La justicia está ajusticiada por el
legislativo, el gobierno y la propia administración comandada por la mayoría de los altos
magistrados. Pues si fuera una mayoría la que quiere reformar hace rato se hubiera impuesto y las
habría impulsado para establecer una justicia justa que pudiera desarrollar el
papel social moralizador. El desprestigio de la justicia en Colombia no es
únicamente por la falta de plata como creen los sindicatos de empleados o
algunos dirigentes, son también la corrupción y la miseria en que se
desenvuelve y que la enloda, la lentitud a causa de los vetustos códigos y
procedimientos que la rigen, las pésimas cárceles que en vez de regenerar al
delincuente lo hunden en la desgracia y lo más grave, la apreciación del
ciudadano que desconfía en la investigación y acusación de los fiscales y de
los fallos de los jueces y magistrados.
Últimamente, llegó al cargo de
ministro de justicia un abogado rancio de prebendas y condecoraciones, cansado
de tanta parranda y de ganar pleitos sin mucho esfuerzo con el escrito del
bufet jurídico a su servicio pero empobrecido a causa de la miseria salarial.
Cuando menos de lo previsto entra otro al despacho ministerial, dotado de
mérito al contar con el mismo apellido del ascendiente sacrificado que suplicó
al presidente de la república que no lo dejara morir entre las llamas, pero sin
la menor decisión política de cambiar los vericuetos de la administración de
justicia. ¡Y así pasa el tiempo!
Verbigracia: para la nación
colombiana es vigente la mirada de Charles Dickens sobre la justicia inglesa de
mediados del siglo diecinueve, o de Francisco Bruno en Colombia a principios
del siglo veinte. Para Dickens el funcionamiento de la justicia no era
desconocido, puesto que él estaba empapado por el hecho de haber sido empleado
judicial durante algún tiempo. En su novela “Casa Desolada” se encuentran
episodios que coinciden con lo que hoy sucede en nuestro país.
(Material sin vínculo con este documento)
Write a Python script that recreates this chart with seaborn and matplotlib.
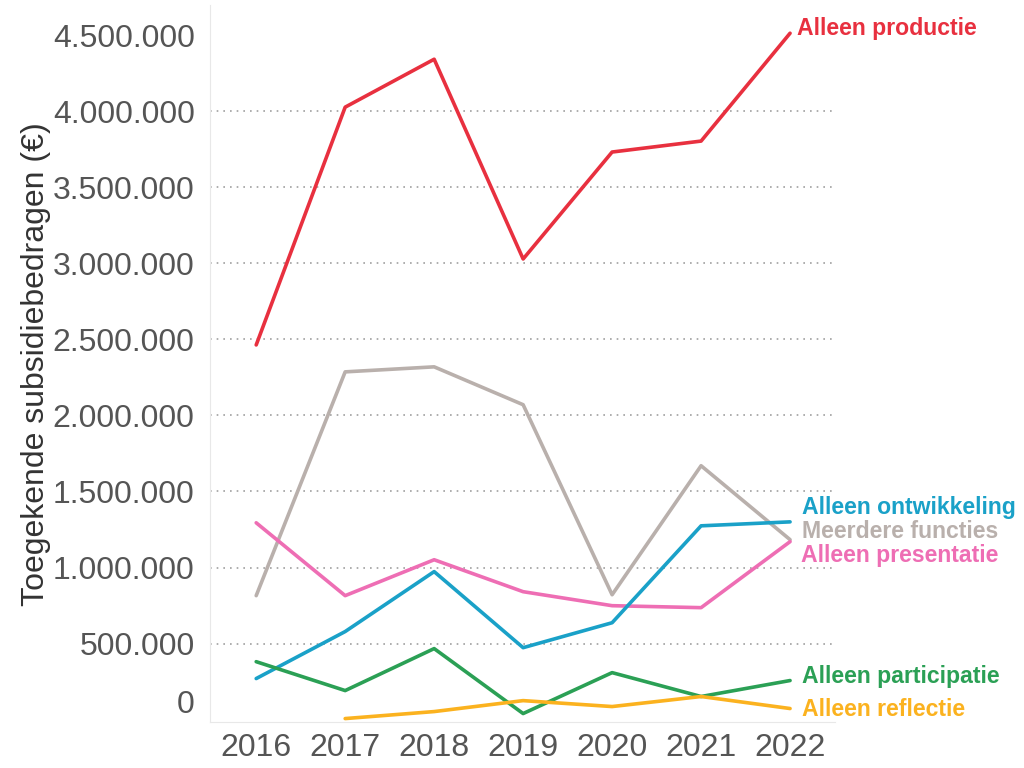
import numpy as np
import pandas as pd
import matplotlib.pyplot as plt
import seaborn as sns
from matplotlib.ticker import FixedLocator, FuncFormatter

years = [2016, 2017, 2018, 2019, 2020, 2021, 2022]
productie = [2463000, 4026000, 4341000, 3028000, 3731000, 3803000, 4512000]
meerdere = [815000, 2286000, 2319000, 2070000, 821000, 1669000, 1183000]
presentatie = [1294000, 815000, 1051000, 841000, 749000, 736000, 1170000]
ontwikkeling = [270000, 579000, 973000, 473000, 637000, 1274000, 1300000]
participatie = [381000, 191000, 467000, 40000, 309000, 152000, 257000]
reflectie = [np.nan, 7000, 53000, 125000, 86000, 152000, 73000]

series = {
    "Alleen productie": productie,
    "Meerdere functies": meerdere,
    "Alleen presentatie": presentatie,
    "Alleen ontwikkeling": ontwikkeling,
    "Alleen participatie": participatie,
    "Alleen reflectie": reflectie,
}
colors = {
    "Alleen productie": "#e8303f",
    "Meerdere functies": "#b9b0ac",
    "Alleen presentatie": "#ee6eb4",
    "Alleen ontwikkeling": "#1aa1c8",
    "Alleen participatie": "#2ba055",
    "Alleen reflectie": "#fbb21f",
}
# label offsets in pixels (x, y) to avoid overlap
label_offsets = {
    "Alleen productie": (7, 5),
    "Meerdere functies": (12, 8),
    "Alleen presentatie": (11, -14),
    "Alleen ontwikkeling": (12, 14),
    "Alleen participatie": (12, 4),
    "Alleen reflectie": (12, -1),
}

rows = []
for name, vals in series.items():
    for y, v in zip(years, vals):
        rows.append({"jaar": y, "bedrag": v, "functie": name})
df = pd.DataFrame(rows).dropna()

sns.set_style("white")
plt.rcParams["font.family"] = ["Liberation Sans", "DejaVu Sans"]

fig = plt.figure(figsize=(10.24, 7.68), dpi=100)
ax = fig.add_axes([0.205, 0.06, 0.61, 0.933])
sns.lineplot(data=df, x="jaar", y="bedrag", hue="functie", palette=colors,
             linewidth=2.6, legend=False, ax=ax)

for name, vals in series.items():
    dx, dy = label_offsets[name]
    ax.annotate(name, xy=(years[-1], vals[-1]), xytext=(dx, dy),
                textcoords="offset pixels", ha="left", va="center",
                fontsize=16.6, fontweight="bold", color=colors[name],
                annotation_clip=False)

ax.set_xlim(2015.48, 2022.5)
ax.set_ylim(-15000, 4695000)
ax.xaxis.set_major_locator(FixedLocator(years))
ax.yaxis.set_major_locator(FixedLocator(np.arange(0, 4500001, 500000)))
ax.yaxis.set_major_formatter(FuncFormatter(lambda v, p: f"{int(v):,}".replace(",", ".")))

ax.tick_params(axis="both", labelsize=23, colors="#555555", length=0)
ax.tick_params(axis="y", pad=11)
ax.tick_params(axis="x", pad=8)
ax.set_xlabel("")
ax.set_ylabel("Toegekende subsidiebedragen (€)", fontsize=23, color="#333333")
ax.yaxis.set_label_coords(-0.255, 0.5)

ax.yaxis.grid(True, linestyle=(0, (1, 3)), color="#a0a0a0", linewidth=1.2)
gl = ax.yaxis.get_gridlines()
gl[0].set_visible(False)
gl[-1].set_visible(False)

for side in ["top", "right"]:
    ax.spines[side].set_visible(False)
for side in ["left", "bottom"]:
    ax.spines[side].set_color("#e8e8e8")

for lbl in ax.get_yticklabels():
    if lbl.get_text() == "0":
        lbl.set_verticalalignment("bottom")

fig.savefig("out.png", dpi=100)
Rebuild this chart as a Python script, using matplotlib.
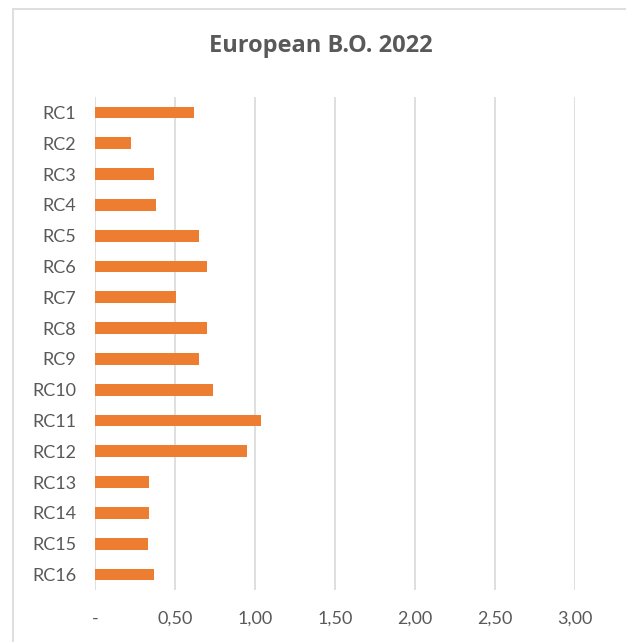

Basta citar un escena para
comprobarse. “Esta tarde (debe) haber una veintena de (abogados), ocupados en
una de las diez mil fases de un proceso interminable, hundidos hasta las
rodillas en tecnicismos procesales [……] Es lógico que el tribunal esté oscuro,
con unas velas moribundas aquí y allá; es lógico que sobre él se cierna una
densa niebla, como si nunca fuera a desvanecerse; es lógico que las ventanas de vidrieras
coloreadas pierdan el color y no dejen entrar ninguna luz [……] Se trata del
Alto Tribunal de Cancillería, que tiene sus casas en ruinas y sus tierras
abandonadas en todos los condados [……] que traen a sus litigantes, de zapatos
gastados y atuendos raídos, viviendo de los préstamos y las limosnas de sus
conocidos; que da a los poderosos y adinerados abundantes medios para
desalentar a quienes tienen la razón [……] que hasta tal punto agota los
cerebros y destroza los corazones que entre todos sus abogados no existe un
hombre honorable que no esté dispuesto a dar la siguiente advertencia: ¡Más
vale soportar todas las injusticias antes que venir aquí!”
Y lo mismo sucede con Bruno, ochenta
años después, su obra maestra “La Comedia de la Justicia” delata algo igual
hasta perder la esperanza de ver a un ministro de justicia verdaderamente
preocupado por el funcionamiento de la rama. En pocas palabras: “El magistrado
nace de un vicio y vive en ese vicio. Él obedecerá, en todas sus actuaciones,
al criterio con que se le ha elegido. El fallo será para el amigo o el enemigo,
no para la justicia [……] El magistrado como el juez, no estudia los
expedientes. Se da el lujo de llegar tarde y salir temprano de su despacho. El
escribiente hará el fallo y el otro firmará cuando a bien tenga.”
POSDATA: Lo demás queda a
consideración del lector. ¿Estamos en 1853 o en 1930?